Château la Coustarelle Grande Cuvée Prestige 2005


Château la Coustarelle Grande Cuvée Prestige 2005
Available at
Mt. Kisco Wines & Spirits
Retail price: around $18.99
Decanting the Beast
Lately we have seen many popular malbecs from Argentina. But as with numerous New World wines, Argentine malbec is the scion of a classic French grape. Historically malbec has been relied on as a supporting player, giving “backbone” to Bordeaux blends, its dark thick skin adding heft and color. Away from Bordeaux, however, in the region of Cahors (southwestern France) malbec is le roi. The 2005 Cuvée Prestige from Château la Coustarelle is a massive 90 percent malbec, with the remaining 10 percent tannat (itself a cousin to malbec).
Immediately after opening the bottle, one senses adventure. Initial aromas of vanilla and tobacco, and woodsy notes, seem to explode from the glass, making way for the intriguing and downright gamy barnyard experience that follows. The second wave of aromatics includes suede, saddle leather and horsehide galloping across the palate, running to what I sometimes refer to as the fantasy factory. I imagine the wine’s esprit du cheval engaging in a wild chase; lathered stallions gamboling in a bois joli of wildflowers, ferns, oregano and thyme.
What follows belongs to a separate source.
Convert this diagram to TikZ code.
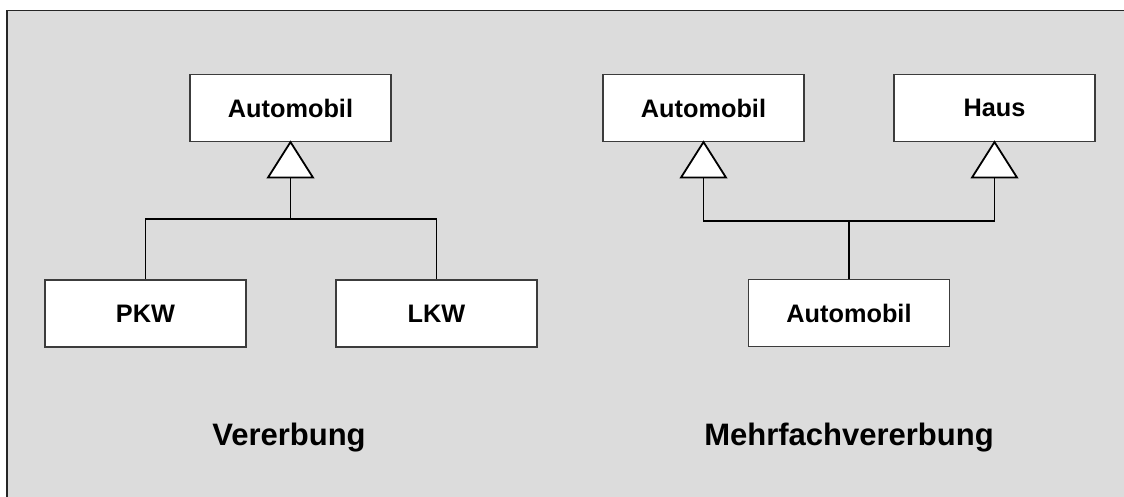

Beware. When a wine combines this much giddyap with substantial tannins, decanting to let the wine aerate is an obvious countermeasure. After one and a half hours in the decanter, l’esprit du cheval had run its course and the wine acquiesced, tannins tamed out of their early rustic nature. One could now enjoy the wine without the need to hold on to a door frame for support. The decanted version brought forward rich flavors of roasted fruits, prunes and leather like that of a well-worn saddle, broken in and comfortable on the palate. Deciding when a wine is ready to drink is a subjective process. If you enjoy the excitement of la chasse, you needn’t wait to drink the 2005 La Coustarelle, but decanting it will improve your experience.
Excellent with grilled meat, gamy dishes served with roasted fruit, or rustic pizza topped with fresh oregano and thyme.